§ **Task description**:
Give the total number of lines with the word "chart" in them, and no other words.

§ **Data entries**:
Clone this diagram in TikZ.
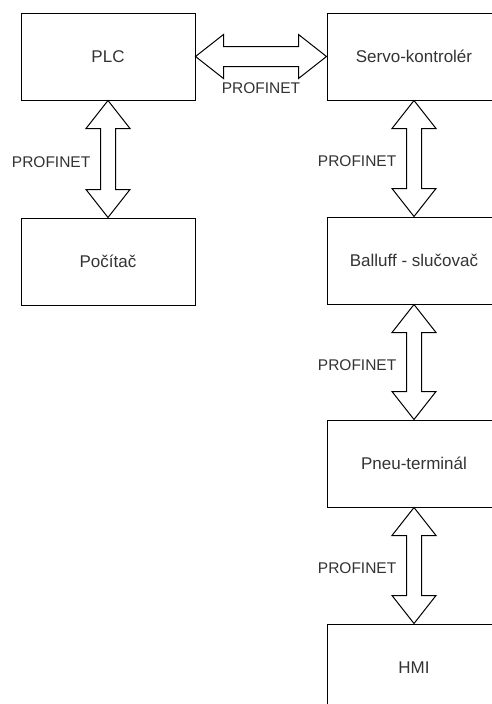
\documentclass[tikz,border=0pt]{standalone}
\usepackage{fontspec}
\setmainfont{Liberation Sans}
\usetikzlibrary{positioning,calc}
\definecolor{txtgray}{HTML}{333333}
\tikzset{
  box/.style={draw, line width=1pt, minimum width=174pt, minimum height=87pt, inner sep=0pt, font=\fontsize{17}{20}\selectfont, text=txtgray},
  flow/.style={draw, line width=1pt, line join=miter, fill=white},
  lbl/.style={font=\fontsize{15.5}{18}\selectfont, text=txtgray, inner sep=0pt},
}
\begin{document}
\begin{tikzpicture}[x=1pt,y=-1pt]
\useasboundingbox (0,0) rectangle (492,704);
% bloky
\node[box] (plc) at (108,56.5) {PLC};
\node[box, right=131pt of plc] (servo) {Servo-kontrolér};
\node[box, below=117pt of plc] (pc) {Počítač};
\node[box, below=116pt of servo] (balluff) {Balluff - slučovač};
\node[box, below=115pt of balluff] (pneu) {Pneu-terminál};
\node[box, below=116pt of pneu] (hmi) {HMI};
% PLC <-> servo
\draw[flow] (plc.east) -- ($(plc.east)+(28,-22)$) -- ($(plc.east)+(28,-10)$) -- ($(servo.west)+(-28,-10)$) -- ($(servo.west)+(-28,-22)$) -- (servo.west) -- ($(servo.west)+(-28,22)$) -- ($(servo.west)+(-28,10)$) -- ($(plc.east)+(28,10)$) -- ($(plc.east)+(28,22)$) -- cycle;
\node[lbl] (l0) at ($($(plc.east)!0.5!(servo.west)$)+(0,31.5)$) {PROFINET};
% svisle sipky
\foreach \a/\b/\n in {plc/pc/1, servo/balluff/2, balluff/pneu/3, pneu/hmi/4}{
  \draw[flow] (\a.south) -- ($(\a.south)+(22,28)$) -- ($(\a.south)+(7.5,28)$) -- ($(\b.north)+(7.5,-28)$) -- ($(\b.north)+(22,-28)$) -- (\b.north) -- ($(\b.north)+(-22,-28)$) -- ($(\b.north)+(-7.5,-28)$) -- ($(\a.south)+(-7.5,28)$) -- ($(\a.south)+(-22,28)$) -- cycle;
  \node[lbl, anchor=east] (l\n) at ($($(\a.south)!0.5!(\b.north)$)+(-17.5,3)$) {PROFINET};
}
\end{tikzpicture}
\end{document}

...

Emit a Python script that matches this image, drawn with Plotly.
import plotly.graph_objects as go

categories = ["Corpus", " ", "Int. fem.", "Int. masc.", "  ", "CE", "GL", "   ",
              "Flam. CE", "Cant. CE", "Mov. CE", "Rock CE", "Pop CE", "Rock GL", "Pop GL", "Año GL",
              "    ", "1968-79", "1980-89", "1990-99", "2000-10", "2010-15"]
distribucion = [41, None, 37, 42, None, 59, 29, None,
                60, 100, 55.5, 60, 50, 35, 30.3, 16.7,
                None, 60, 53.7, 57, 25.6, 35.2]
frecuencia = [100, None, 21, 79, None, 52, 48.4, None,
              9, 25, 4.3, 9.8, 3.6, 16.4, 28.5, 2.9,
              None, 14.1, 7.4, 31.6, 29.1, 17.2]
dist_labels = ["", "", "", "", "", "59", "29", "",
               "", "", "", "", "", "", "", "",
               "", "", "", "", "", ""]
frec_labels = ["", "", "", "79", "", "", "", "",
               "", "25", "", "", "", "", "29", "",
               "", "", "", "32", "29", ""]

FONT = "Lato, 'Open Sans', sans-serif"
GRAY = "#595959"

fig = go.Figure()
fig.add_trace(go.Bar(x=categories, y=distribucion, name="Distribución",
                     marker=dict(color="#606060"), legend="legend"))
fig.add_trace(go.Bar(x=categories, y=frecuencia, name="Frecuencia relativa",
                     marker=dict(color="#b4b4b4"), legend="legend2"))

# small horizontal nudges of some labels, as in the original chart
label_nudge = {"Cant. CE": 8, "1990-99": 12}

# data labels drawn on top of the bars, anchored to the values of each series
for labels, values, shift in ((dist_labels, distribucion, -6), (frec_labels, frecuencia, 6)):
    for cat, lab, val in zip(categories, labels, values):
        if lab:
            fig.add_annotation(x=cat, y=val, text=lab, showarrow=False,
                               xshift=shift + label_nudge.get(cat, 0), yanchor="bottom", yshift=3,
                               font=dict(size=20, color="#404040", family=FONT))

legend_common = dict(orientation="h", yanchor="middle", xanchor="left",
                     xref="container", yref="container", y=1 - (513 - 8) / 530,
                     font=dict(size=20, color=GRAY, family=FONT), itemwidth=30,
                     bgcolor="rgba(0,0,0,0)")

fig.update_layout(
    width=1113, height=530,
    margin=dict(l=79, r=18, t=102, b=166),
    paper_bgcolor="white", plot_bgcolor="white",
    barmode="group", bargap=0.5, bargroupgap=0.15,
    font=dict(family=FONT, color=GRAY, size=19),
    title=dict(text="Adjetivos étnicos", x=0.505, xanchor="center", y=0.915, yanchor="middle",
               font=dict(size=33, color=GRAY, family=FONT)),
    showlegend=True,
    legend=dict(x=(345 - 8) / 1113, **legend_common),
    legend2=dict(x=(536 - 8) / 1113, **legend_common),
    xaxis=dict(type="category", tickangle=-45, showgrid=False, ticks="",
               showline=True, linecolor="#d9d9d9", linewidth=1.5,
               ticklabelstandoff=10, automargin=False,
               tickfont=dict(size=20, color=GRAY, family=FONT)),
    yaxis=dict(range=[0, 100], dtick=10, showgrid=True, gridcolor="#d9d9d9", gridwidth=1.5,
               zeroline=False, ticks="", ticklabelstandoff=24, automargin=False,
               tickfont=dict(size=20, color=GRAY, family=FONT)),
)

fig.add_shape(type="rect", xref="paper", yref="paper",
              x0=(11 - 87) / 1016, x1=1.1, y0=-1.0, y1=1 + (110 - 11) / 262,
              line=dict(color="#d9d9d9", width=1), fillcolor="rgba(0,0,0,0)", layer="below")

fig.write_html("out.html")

==

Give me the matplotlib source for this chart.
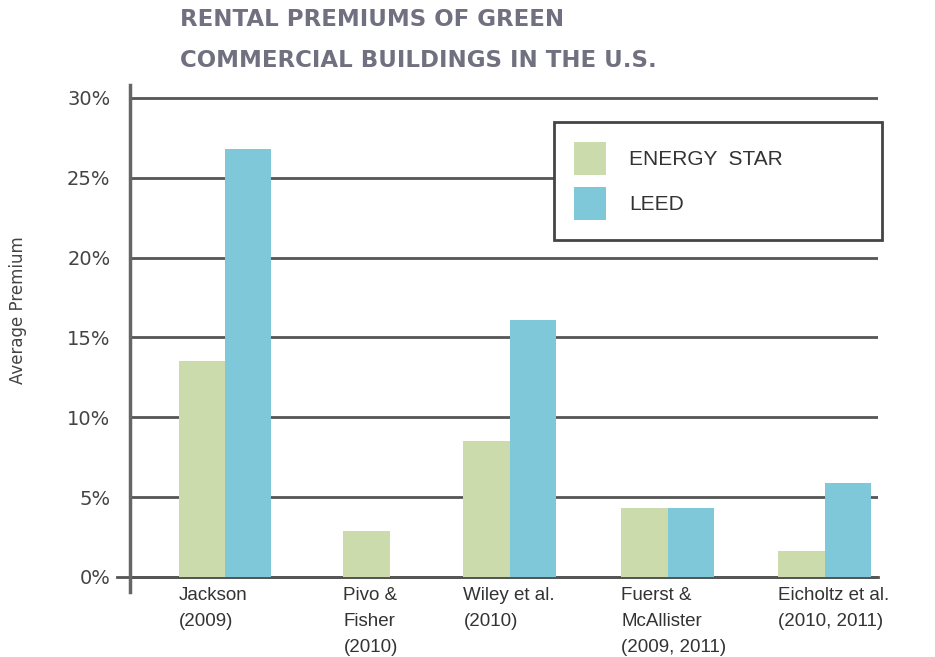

§ **Answer below**:
2